RE: STEAMBOAT IN MOVIE:
Steamboating colleagues:
Thanks for drawing attention to the steamboat featured in the movie 'Love in the time of cholera.' Though filmed in Colombia, the original story was based in Venezuela. Reviewers--with mixed reviews--are calling the film an 'Anglo-Hollywood' production with wavering forced English accents. Cartagena may be the major port city indicated but I'd opine the scenes were shot on the Magdalena River--possibly. Sources here indicate the steamboat featured was the "restoration of a vintage steamboat." I've sleuted like crazy but find no link to the particulars on the boat. The boat, as pictured on this thread, has what appears to be a freshly painted hull.

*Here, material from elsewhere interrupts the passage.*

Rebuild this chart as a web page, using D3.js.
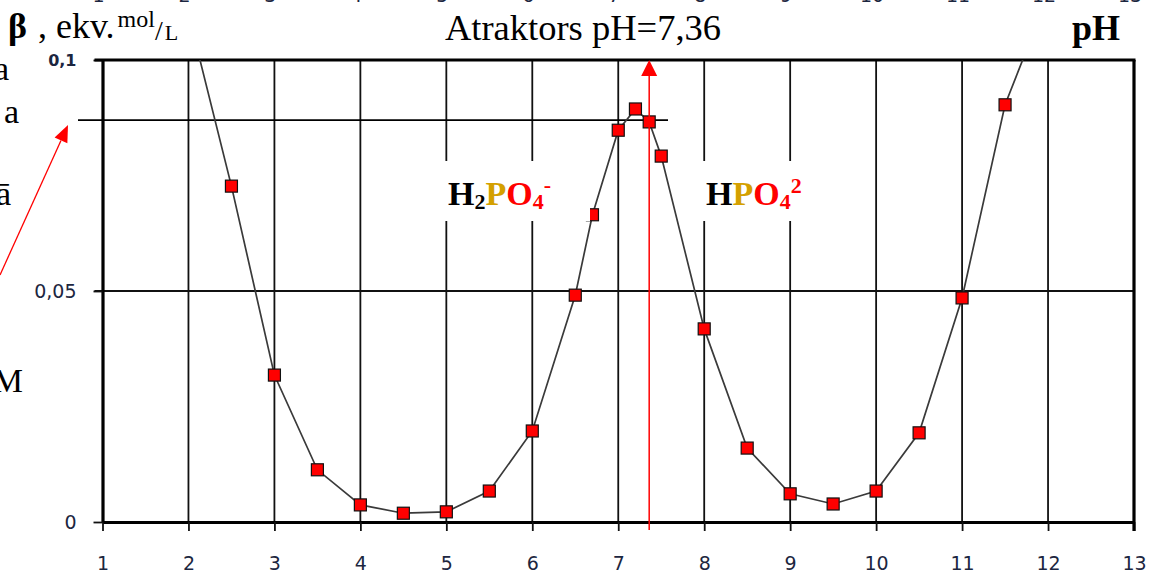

I discovered a battered news clipping dated Nov. 27, 1921 with the report of an unnamed steamboat built at Pt. Pleasant, W. Va. for South America. No river there is mentioned. The knocked down boat components were loaded on 16 rail cars for transit to New York for loading for delivery by sea. This is intriguing and I wonder who out there has any additional information on this boat so constructed for South America? Denny Bros. in Scotland, Rees Co. in Pittsburgh and the Howards of Jeffersonville all had experience in construction of boats for foreign destinations. Howards were noted for their knock down boats for Alaska. Such boat projects were common back then with full steamships built for delivery up to the shores vast Lake Titicaca, Peru on the heights of the Andean altiplano. I snapped a photo of one of those ships several years ago while there. Well, what do I know?